### Task statement
Your task is to repeat the entries word for word while leaving out the pictures.

### Entries provided
______________________________

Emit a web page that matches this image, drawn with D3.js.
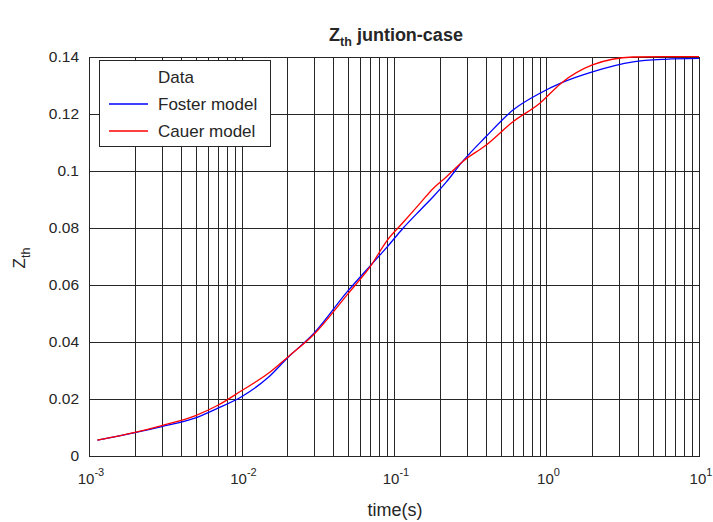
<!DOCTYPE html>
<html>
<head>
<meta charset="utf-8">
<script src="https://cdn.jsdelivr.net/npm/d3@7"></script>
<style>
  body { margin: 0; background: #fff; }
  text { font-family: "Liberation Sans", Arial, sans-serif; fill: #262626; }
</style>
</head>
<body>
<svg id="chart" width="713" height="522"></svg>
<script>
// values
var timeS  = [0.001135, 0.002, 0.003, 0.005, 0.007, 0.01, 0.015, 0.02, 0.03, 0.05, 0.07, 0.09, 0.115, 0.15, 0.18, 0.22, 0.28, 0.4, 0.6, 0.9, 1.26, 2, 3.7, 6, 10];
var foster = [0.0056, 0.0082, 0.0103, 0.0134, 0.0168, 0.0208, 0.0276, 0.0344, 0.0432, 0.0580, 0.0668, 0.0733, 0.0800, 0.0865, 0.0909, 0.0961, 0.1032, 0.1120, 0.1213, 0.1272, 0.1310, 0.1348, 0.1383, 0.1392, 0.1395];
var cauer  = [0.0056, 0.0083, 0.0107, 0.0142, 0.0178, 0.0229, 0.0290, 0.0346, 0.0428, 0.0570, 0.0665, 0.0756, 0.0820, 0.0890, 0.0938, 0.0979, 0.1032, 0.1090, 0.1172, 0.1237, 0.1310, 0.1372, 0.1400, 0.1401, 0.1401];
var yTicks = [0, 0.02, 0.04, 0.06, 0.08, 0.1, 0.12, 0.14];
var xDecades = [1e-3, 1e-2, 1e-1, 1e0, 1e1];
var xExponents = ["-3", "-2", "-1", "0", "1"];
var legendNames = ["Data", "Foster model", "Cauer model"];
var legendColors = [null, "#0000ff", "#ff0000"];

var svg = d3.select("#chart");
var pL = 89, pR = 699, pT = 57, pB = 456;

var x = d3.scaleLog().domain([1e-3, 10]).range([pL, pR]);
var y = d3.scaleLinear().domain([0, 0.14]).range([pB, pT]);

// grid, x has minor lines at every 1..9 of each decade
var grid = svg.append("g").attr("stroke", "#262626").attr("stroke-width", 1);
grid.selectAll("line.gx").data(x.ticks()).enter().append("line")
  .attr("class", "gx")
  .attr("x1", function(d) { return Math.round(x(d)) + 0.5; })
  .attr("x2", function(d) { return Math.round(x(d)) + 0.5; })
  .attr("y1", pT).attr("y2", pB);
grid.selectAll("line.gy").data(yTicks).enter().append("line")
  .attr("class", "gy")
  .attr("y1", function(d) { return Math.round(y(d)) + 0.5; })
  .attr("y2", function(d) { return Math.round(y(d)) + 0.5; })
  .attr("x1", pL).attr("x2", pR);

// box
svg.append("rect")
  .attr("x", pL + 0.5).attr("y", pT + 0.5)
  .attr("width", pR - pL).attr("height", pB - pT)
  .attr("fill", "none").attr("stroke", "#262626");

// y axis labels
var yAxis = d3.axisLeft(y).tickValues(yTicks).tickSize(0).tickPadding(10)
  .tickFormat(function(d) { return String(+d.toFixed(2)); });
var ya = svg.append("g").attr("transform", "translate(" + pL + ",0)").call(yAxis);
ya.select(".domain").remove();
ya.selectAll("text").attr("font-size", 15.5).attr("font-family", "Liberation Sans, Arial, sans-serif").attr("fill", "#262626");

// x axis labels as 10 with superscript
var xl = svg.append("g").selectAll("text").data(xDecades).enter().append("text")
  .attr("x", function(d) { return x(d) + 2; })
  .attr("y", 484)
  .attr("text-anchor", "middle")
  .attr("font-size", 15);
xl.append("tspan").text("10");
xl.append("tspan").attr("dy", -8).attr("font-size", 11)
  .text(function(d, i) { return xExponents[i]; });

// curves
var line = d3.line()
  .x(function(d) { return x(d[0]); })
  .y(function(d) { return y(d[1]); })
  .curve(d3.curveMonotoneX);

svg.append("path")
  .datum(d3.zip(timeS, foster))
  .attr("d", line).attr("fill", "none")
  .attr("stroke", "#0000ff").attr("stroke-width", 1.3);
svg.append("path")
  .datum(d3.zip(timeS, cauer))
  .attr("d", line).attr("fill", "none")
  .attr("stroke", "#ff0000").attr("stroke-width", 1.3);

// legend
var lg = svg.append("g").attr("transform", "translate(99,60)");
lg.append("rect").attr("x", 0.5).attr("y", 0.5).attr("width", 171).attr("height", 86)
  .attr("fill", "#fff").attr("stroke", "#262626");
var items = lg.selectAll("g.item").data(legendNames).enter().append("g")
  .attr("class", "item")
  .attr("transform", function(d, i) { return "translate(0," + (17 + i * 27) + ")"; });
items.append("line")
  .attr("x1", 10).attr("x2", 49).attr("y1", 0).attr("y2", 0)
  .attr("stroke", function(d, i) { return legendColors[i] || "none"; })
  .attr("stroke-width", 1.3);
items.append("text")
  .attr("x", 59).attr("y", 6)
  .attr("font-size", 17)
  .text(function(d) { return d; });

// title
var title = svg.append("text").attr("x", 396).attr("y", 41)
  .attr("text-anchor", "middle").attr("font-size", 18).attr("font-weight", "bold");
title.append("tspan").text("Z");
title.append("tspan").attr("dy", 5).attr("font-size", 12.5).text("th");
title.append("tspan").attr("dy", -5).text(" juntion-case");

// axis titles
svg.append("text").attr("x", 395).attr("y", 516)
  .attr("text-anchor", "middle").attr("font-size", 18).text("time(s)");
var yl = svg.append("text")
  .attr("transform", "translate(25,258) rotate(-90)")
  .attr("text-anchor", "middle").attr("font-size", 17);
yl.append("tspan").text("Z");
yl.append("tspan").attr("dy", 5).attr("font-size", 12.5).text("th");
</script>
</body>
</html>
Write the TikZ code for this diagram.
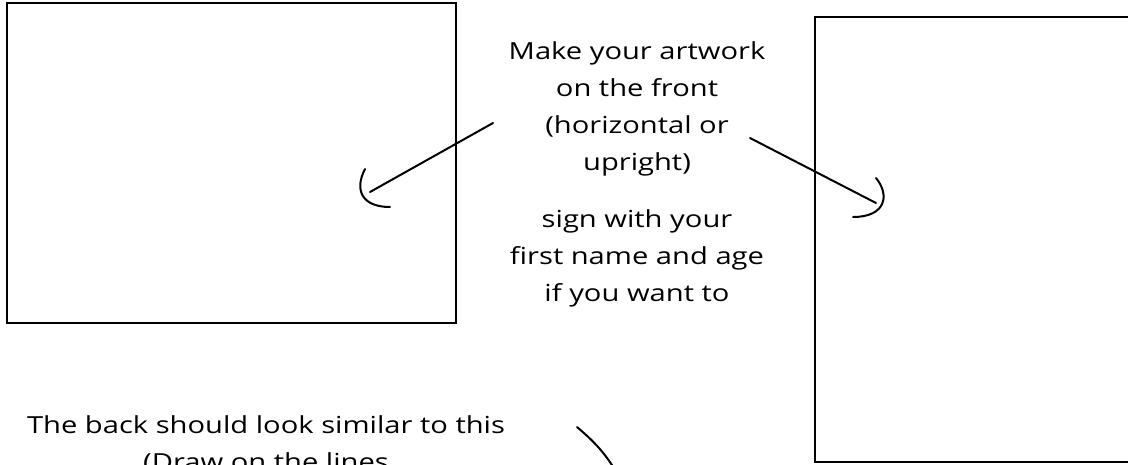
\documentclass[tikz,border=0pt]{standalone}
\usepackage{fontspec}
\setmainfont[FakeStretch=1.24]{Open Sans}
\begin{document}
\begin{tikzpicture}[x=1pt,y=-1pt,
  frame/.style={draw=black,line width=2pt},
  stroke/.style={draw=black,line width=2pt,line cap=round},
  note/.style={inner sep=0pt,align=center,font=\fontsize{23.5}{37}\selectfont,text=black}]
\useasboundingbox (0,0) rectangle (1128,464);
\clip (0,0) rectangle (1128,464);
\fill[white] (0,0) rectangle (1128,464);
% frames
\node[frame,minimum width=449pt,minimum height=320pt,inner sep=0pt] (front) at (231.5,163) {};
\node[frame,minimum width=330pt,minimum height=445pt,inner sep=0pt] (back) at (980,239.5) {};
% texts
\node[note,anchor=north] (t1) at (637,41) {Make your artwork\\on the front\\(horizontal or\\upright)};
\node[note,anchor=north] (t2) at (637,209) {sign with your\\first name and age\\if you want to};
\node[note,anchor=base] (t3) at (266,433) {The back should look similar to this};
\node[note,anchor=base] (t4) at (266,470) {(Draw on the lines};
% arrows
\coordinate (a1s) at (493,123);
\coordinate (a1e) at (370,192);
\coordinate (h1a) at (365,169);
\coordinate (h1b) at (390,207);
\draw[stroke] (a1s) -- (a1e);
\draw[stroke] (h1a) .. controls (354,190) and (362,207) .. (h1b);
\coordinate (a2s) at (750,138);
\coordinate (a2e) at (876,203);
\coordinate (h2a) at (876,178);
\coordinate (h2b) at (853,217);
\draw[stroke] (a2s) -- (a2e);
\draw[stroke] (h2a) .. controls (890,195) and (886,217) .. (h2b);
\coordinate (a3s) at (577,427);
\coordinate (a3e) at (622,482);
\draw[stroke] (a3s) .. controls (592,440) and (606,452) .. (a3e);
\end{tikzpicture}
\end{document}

______________________________

### Solution for this task
Emit a web page that matches this image, drawn with D3.js.
<!DOCTYPE html>
<html>
<head>
<meta charset="utf-8">
<script src="https://cdn.jsdelivr.net/npm/d3@7"></script>
<style>
  body { margin: 0; background: #fff; }
  text { font-family: "Liberation Sans", Arial, sans-serif; fill: #262626; }
</style>
</head>
<body>
<svg id="chart" width="713" height="522"></svg>
<script>
// values
var timeS  = [0.001135, 0.002, 0.003, 0.005, 0.007, 0.01, 0.015, 0.02, 0.03, 0.05, 0.07, 0.09, 0.115, 0.15, 0.18, 0.22, 0.28, 0.4, 0.6, 0.9, 1.26, 2, 3.7, 6, 10];
var foster = [0.0056, 0.0082, 0.0103, 0.0134, 0.0168, 0.0208, 0.0276, 0.0344, 0.0432, 0.0580, 0.0668, 0.0733, 0.0800, 0.0865, 0.0909, 0.0961, 0.1032, 0.1120, 0.1213, 0.1272, 0.1310, 0.1348, 0.1383, 0.1392, 0.1395];
var cauer  = [0.0056, 0.0083, 0.0107, 0.0142, 0.0178, 0.0229, 0.0290, 0.0346, 0.0428, 0.0570, 0.0665, 0.0756, 0.0820, 0.0890, 0.0938, 0.0979, 0.1032, 0.1090, 0.1172, 0.1237, 0.1310, 0.1372, 0.1400, 0.1401, 0.1401];
var yTicks = [0, 0.02, 0.04, 0.06, 0.08, 0.1, 0.12, 0.14];
var xDecades = [1e-3, 1e-2, 1e-1, 1e0, 1e1];
var xExponents = ["-3", "-2", "-1", "0", "1"];
var legendNames = ["Data", "Foster model", "Cauer model"];
var legendColors = [null, "#0000ff", "#ff0000"];

var svg = d3.select("#chart");
var pL = 89, pR = 699, pT = 57, pB = 456;

var x = d3.scaleLog().domain([1e-3, 10]).range([pL, pR]);
var y = d3.scaleLinear().domain([0, 0.14]).range([pB, pT]);

// grid, x has minor lines at every 1..9 of each decade
var grid = svg.append("g").attr("stroke", "#262626").attr("stroke-width", 1);
grid.selectAll("line.gx").data(x.ticks()).enter().append("line")
  .attr("class", "gx")
  .attr("x1", function(d) { return Math.round(x(d)) + 0.5; })
  .attr("x2", function(d) { return Math.round(x(d)) + 0.5; })
  .attr("y1", pT).attr("y2", pB);
grid.selectAll("line.gy").data(yTicks).enter().append("line")
  .attr("class", "gy")
  .attr("y1", function(d) { return Math.round(y(d)) + 0.5; })
  .attr("y2", function(d) { return Math.round(y(d)) + 0.5; })
  .attr("x1", pL).attr("x2", pR);

// box
svg.append("rect")
  .attr("x", pL + 0.5).attr("y", pT + 0.5)
  .attr("width", pR - pL).attr("height", pB - pT)
  .attr("fill", "none").attr("stroke", "#262626");

// y axis labels
var yAxis = d3.axisLeft(y).tickValues(yTicks).tickSize(0).tickPadding(10)
  .tickFormat(function(d) { return String(+d.toFixed(2)); });
var ya = svg.append("g").attr("transform", "translate(" + pL + ",0)").call(yAxis);
ya.select(".domain").remove();
ya.selectAll("text").attr("font-size", 15.5).attr("font-family", "Liberation Sans, Arial, sans-serif").attr("fill", "#262626");

// x axis labels as 10 with superscript
var xl = svg.append("g").selectAll("text").data(xDecades).enter().append("text")
  .attr("x", function(d) { return x(d) + 2; })
  .attr("y", 484)
  .attr("text-anchor", "middle")
  .attr("font-size", 15);
xl.append("tspan").text("10");
xl.append("tspan").attr("dy", -8).attr("font-size", 11)
  .text(function(d, i) { return xExponents[i]; });

// curves
var line = d3.line()
  .x(function(d) { return x(d[0]); })
  .y(function(d) { return y(d[1]); })
  .curve(d3.curveMonotoneX);

svg.append("path")
  .datum(d3.zip(timeS, foster))
  .attr("d", line).attr("fill", "none")
  .attr("stroke", "#0000ff").attr("stroke-width", 1.3);
svg.append("path")
  .datum(d3.zip(timeS, cauer))
  .attr("d", line).attr("fill", "none")
  .attr("stroke", "#ff0000").attr("stroke-width", 1.3);

// legend
var lg = svg.append("g").attr("transform", "translate(99,60)");
lg.append("rect").attr("x", 0.5).attr("y", 0.5).attr("width", 171).attr("height", 86)
  .attr("fill", "#fff").attr("stroke", "#262626");
var items = lg.selectAll("g.item").data(legendNames).enter().append("g")
  .attr("class", "item")
  .attr("transform", function(d, i) { return "translate(0," + (17 + i * 27) + ")"; });
items.append("line")
  .attr("x1", 10).attr("x2", 49).attr("y1", 0).attr("y2", 0)
  .attr("stroke", function(d, i) { return legendColors[i] || "none"; })
  .attr("stroke-width", 1.3);
items.append("text")
  .attr("x", 59).attr("y", 6)
  .attr("font-size", 17)
  .text(function(d) { return d; });

// title
var title = svg.append("text").attr("x", 396).attr("y", 41)
  .attr("text-anchor", "middle").attr("font-size", 18).attr("font-weight", "bold");
title.append("tspan").text("Z");
title.append("tspan").attr("dy", 5).attr("font-size", 12.5).text("th");
title.append("tspan").attr("dy", -5).text(" juntion-case");

// axis titles
svg.append("text").attr("x", 395).attr("y", 516)
  .attr("text-anchor", "middle").attr("font-size", 18).text("time(s)");
var yl = svg.append("text")
  .attr("transform", "translate(25,258) rotate(-90)")
  .attr("text-anchor", "middle").attr("font-size", 17);
yl.append("tspan").text("Z");
yl.append("tspan").attr("dy", 5).attr("font-size", 12.5).text("th");
</script>
</body>
</html>
Write the TikZ code for this diagram.
\documentclass[tikz,border=0pt]{standalone}
\usepackage{fontspec}
\setmainfont[FakeStretch=1.24]{Open Sans}
\begin{document}
\begin{tikzpicture}[x=1pt,y=-1pt,
  frame/.style={draw=black,line width=2pt},
  stroke/.style={draw=black,line width=2pt,line cap=round},
  note/.style={inner sep=0pt,align=center,font=\fontsize{23.5}{37}\selectfont,text=black}]
\useasboundingbox (0,0) rectangle (1128,464);
\clip (0,0) rectangle (1128,464);
\fill[white] (0,0) rectangle (1128,464);
% frames
\node[frame,minimum width=449pt,minimum height=320pt,inner sep=0pt] (front) at (231.5,163) {};
\node[frame,minimum width=330pt,minimum height=445pt,inner sep=0pt] (back) at (980,239.5) {};
% texts
\node[note,anchor=north] (t1) at (637,41) {Make your artwork\\on the front\\(horizontal or\\upright)};
\node[note,anchor=north] (t2) at (637,209) {sign with your\\first name and age\\if you want to};
\node[note,anchor=base] (t3) at (266,433) {The back should look similar to this};
\node[note,anchor=base] (t4) at (266,470) {(Draw on the lines};
% arrows
\coordinate (a1s) at (493,123);
\coordinate (a1e) at (370,192);
\coordinate (h1a) at (365,169);
\coordinate (h1b) at (390,207);
\draw[stroke] (a1s) -- (a1e);
\draw[stroke] (h1a) .. controls (354,190) and (362,207) .. (h1b);
\coordinate (a2s) at (750,138);
\coordinate (a2e) at (876,203);
\coordinate (h2a) at (876,178);
\coordinate (h2b) at (853,217);
\draw[stroke] (a2s) -- (a2e);
\draw[stroke] (h2a) .. controls (890,195) and (886,217) .. (h2b);
\coordinate (a3s) at (577,427);
\coordinate (a3e) at (622,482);
\draw[stroke] (a3s) .. controls (592,440) and (606,452) .. (a3e);
\end{tikzpicture}
\end{document}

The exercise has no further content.